The final three hiring mistakes interviewers make

Stephen Moulton //May 2, 2012//

The final three hiring mistakes interviewers make

Stephen Moulton //May 2, 2012//

(Editor’s note: This is the second of two parts. Read Part 1.)

Here are the final three of the common and costly hiring mistakes interviewers make.

5. Failure to Control Biases and First Impressions. As society has become more and more complex, the human brain has developed short cuts to deal with all we face. One of those shortcuts is called stereotyping. Stereotypes are based on our past experiences and biases.

As a result our brains are making dozens of judgments very quickly. One study determined that when we first see someone, we make our first judgment in about 150 nanoseconds. One study showed that 85 percent of interviewers typically make their hiring decision in the first five minutes of the interview.

Now think about it, how much can you really learn about a candidate in five minutes? Bias and error by interviewers is one key reason for interviewing failure. Use your structured interview to gather the information from the candidate and avoid making a decision until after the interview, no matter what the candidate looks like.

The candidate’s job is to make a good first impression. The first impression façade is often as unreal as the façade of a movie set, looks good, but little behind it.  Interviewers that allow them to be sold by first impressions do little to check the qualifications of the candidate behind the façade.

6. Failure to Use a Rating Guide. All too often interviewers finish the interview and then based on their gut feelings they make a decision, positive or negative.

Let me share an example, Susan was an interviewer for me and we had a process, that had her interviewing candidates and then we review the candidate’s responses together using a rating guide. In this case the definitions of the skills or competencies we had determined to be most important for the job. One day she came into my office and said let’s not worry about rating this guy he was a looser. 

Just to be fair we reviewed the responses against the rating guide and determined he was a good and qualified candidate. The problem was that Susan was about 22 and the candidate was a scruffy guy of about 40. The kicker was that he turned out to be an outstanding employee.

This example applies to both the importance of using a rating guide and controlling our biases.

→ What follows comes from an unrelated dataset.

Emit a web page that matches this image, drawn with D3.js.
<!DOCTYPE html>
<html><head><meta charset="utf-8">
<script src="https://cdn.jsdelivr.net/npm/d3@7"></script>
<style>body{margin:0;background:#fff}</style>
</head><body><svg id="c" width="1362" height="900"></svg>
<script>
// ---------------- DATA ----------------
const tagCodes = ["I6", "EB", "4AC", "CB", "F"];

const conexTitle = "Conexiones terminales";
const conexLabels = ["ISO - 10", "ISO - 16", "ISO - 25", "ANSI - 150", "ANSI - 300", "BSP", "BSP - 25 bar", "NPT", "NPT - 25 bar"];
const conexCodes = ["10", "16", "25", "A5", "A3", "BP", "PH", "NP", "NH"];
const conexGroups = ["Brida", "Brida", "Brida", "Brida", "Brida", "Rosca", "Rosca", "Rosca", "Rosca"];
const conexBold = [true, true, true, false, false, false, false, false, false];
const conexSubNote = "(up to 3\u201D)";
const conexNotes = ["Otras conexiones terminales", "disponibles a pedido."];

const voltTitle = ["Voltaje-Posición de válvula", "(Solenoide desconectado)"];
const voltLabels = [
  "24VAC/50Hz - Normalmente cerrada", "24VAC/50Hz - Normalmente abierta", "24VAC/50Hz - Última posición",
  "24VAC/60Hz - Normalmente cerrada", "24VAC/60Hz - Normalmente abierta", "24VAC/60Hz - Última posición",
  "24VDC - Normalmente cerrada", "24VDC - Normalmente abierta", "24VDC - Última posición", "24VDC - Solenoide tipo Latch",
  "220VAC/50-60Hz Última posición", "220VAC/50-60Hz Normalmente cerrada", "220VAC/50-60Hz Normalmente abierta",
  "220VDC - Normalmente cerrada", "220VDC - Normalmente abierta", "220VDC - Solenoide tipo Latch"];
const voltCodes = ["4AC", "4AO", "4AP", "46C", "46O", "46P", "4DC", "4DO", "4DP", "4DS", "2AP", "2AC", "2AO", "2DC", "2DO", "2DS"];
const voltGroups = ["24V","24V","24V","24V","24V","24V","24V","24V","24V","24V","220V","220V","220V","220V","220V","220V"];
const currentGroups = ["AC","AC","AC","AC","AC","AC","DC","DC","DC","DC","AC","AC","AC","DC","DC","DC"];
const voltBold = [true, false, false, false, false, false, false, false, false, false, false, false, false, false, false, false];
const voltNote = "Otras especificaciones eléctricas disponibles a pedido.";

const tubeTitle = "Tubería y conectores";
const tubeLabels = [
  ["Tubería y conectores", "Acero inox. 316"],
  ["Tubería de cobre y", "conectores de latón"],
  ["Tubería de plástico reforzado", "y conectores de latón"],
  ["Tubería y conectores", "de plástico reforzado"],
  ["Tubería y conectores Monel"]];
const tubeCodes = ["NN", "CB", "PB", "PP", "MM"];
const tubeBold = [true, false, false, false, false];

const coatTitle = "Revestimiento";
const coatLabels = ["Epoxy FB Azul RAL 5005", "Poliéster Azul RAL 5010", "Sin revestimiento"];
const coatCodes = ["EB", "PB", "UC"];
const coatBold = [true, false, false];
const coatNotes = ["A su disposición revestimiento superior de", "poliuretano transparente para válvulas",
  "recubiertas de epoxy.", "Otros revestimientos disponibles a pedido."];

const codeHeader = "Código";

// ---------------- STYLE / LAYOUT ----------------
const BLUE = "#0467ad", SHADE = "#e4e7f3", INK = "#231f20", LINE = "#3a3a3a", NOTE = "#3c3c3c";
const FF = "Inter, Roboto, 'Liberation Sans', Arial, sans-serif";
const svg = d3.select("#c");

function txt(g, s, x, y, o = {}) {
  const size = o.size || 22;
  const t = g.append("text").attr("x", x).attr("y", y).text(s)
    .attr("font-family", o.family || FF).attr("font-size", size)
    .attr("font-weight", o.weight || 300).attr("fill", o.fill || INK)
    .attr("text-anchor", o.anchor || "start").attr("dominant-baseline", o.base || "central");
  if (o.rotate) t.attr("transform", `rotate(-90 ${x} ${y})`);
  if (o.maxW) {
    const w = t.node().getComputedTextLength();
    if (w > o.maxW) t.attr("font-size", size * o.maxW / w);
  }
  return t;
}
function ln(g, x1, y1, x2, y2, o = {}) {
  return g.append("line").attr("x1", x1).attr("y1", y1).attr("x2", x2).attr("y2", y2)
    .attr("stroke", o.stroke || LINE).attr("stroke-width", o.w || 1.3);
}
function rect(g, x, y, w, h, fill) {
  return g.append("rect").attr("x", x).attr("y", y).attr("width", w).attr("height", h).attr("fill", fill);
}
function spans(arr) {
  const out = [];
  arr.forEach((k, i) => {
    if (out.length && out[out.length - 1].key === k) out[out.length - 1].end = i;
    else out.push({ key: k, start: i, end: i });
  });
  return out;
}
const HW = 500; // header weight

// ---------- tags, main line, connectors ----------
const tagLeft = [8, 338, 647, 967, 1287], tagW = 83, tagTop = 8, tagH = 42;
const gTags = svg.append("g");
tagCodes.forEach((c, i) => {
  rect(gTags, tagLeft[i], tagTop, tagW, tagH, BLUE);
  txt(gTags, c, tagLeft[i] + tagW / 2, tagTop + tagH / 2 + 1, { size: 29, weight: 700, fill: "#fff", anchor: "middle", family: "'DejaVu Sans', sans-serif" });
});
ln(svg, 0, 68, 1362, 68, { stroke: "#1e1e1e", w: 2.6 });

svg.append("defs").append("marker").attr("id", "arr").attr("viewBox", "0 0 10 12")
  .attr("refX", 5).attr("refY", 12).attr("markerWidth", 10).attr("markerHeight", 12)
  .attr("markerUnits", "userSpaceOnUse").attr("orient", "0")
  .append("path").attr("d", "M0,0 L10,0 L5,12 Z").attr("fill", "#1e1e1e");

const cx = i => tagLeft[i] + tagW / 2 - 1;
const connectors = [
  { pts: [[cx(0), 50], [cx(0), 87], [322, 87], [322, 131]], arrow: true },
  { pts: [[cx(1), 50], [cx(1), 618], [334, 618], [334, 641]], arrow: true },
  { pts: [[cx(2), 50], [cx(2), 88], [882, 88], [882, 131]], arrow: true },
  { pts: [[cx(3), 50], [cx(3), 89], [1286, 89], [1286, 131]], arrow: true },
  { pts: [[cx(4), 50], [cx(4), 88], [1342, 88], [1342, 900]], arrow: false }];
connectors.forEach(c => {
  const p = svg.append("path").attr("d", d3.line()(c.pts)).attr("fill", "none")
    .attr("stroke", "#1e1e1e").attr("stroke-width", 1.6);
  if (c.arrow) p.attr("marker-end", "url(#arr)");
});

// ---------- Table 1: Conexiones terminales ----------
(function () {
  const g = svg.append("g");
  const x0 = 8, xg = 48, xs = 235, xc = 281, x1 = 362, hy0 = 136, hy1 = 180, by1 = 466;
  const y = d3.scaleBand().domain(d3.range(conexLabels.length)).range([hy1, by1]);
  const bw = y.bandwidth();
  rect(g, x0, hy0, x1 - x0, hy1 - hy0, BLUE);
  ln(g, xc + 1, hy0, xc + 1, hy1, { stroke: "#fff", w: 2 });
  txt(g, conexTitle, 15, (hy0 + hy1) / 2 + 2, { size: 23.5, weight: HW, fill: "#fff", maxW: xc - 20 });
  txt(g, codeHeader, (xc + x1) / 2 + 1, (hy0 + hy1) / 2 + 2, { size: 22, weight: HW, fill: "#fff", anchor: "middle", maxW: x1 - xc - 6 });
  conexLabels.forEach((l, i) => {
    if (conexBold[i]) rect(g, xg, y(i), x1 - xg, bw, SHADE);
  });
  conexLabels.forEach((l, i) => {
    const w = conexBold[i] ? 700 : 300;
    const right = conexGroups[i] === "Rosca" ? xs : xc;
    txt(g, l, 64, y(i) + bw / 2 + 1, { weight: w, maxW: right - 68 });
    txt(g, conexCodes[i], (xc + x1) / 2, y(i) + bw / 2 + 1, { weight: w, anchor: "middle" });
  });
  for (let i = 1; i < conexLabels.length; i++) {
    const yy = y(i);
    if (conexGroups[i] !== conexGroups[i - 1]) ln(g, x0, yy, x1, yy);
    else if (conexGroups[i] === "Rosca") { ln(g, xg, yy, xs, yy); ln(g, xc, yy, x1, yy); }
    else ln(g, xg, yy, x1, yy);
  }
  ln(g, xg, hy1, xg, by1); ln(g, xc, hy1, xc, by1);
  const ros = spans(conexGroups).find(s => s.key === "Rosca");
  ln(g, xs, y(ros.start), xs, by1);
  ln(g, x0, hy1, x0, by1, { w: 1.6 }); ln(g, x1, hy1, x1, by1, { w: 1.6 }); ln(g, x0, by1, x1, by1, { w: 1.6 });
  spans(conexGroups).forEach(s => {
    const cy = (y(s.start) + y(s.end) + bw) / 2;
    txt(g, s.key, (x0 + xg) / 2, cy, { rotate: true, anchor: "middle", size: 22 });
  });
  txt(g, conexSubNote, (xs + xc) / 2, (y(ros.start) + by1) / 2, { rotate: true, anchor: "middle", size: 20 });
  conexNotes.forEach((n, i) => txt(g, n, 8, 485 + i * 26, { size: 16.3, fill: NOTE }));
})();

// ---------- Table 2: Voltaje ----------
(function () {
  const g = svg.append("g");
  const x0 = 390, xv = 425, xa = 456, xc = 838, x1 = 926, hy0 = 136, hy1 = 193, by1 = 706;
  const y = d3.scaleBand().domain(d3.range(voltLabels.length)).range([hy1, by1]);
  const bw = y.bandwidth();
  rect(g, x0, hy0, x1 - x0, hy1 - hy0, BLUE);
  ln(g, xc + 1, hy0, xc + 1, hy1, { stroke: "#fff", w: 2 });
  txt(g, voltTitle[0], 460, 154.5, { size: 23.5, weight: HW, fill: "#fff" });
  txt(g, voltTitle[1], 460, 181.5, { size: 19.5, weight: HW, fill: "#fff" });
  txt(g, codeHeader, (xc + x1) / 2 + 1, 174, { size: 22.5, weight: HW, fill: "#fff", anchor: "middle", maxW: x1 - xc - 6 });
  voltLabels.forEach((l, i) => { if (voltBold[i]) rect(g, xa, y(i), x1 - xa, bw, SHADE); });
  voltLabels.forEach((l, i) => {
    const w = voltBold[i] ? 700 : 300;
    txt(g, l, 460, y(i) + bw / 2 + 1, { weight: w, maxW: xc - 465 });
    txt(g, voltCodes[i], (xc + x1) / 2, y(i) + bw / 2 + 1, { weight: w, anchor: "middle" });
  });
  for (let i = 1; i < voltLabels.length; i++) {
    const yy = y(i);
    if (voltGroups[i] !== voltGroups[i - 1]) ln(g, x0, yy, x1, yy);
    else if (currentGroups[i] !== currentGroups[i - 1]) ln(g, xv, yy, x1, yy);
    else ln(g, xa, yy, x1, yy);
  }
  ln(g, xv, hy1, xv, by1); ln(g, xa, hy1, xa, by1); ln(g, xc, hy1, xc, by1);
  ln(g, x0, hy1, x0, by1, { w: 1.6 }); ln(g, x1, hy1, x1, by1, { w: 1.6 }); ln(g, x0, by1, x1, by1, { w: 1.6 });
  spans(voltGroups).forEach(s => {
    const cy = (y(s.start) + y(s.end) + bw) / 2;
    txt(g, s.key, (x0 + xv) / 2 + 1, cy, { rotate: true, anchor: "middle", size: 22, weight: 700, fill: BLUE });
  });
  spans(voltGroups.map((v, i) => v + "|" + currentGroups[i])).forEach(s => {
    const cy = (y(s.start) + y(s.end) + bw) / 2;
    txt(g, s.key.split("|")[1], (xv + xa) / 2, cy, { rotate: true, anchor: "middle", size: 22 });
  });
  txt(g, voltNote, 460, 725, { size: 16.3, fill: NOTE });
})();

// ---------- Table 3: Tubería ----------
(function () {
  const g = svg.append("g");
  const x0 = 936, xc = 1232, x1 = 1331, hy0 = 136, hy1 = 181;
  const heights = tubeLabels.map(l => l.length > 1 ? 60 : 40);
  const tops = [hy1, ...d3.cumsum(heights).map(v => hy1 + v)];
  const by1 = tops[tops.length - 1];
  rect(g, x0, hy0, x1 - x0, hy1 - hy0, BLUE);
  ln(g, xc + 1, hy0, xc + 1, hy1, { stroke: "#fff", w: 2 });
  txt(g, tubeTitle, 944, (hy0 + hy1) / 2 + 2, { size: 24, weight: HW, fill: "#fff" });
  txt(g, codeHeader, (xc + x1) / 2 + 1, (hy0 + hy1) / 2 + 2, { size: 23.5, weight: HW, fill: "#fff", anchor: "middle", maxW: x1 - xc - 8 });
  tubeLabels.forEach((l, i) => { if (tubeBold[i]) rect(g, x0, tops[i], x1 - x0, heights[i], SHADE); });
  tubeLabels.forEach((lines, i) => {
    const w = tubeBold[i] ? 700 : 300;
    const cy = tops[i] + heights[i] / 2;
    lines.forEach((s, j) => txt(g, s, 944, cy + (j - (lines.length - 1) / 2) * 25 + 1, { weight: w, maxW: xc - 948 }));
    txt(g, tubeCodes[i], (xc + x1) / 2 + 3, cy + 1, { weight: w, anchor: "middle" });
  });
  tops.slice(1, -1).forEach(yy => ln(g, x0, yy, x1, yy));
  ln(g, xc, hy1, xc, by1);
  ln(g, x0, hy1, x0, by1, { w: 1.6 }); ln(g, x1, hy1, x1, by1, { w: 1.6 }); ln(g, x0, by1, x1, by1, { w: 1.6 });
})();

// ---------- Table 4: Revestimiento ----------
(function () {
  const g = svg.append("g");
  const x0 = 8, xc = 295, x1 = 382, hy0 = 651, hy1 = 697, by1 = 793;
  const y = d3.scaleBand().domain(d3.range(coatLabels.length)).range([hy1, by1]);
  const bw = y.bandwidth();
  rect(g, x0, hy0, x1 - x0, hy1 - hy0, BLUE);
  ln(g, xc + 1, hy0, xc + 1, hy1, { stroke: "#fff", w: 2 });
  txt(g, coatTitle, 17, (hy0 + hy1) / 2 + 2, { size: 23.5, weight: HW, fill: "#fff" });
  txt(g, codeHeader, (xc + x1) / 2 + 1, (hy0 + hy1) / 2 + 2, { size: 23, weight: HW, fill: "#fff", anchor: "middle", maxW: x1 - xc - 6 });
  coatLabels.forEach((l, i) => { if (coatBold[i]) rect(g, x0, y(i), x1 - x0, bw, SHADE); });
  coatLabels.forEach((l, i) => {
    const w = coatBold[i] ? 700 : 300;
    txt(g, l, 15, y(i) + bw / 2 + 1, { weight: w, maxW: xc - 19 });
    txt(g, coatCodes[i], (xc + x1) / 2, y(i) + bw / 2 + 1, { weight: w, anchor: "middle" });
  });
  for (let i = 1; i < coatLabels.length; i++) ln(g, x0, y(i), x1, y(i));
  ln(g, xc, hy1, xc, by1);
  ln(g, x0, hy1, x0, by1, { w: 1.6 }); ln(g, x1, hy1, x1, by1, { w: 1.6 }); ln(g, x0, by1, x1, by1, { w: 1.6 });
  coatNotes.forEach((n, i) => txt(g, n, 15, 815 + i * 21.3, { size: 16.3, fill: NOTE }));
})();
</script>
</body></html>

When rating candidates you can add a simple scale of the “candidate lacks the skill” or the “candidate has the skill”. If a candidate lacks a technical skill you can teach them, the question you want to ask yourself is, “Can I train them?” If you can train them no problem, technical skills are usually learned in a short period of time. 
For behavioral competencies such as self-control, integrity, getting along with others, dependability, etc. if the candidate has described actions they have taken that don’t meet your standards. Do not hire them.  It is very hard to change someone’s behavior.

7. Failure to Use Consensus Ratings. Consider the example I shared in the last mistake. Susan and I reviewed the candidate’s responses and came to consensus on the ratings. Consensus requires that the raters review the response information together and suggest a rating and if there is a difference, present the information that would prove their case and try to convince the other rater the wisdom of the rating good or bad.

The raters need to be open-minded and once the arguments are presented weigh them fairly.

An example of this came about when in one interview the candidate for a position that would require real decisiveness in a leadership position had not provided a good example in response to the question about decisiveness.

However the candidate and one of the interviewers had been in the same branch of the military. The interviewer made the statement that in this branch of the military “decisiveness is drilled into you.”  Then the statement was made by another interviewer, “there is a difference of being decisive when throwing a hand grenade and deciding how to handle a group of angry employees, there is no evidence he has been able to do that.”

Here again bias played a role in the process however the rater agreed that the responses didn’t support a good rating.

Bottom line

It is possible without spending much more time then you are already spending on your interview process to significantly stack the deck in your favor and make a positive impact on the success of your organization and reducing your frustration with disappointing hires.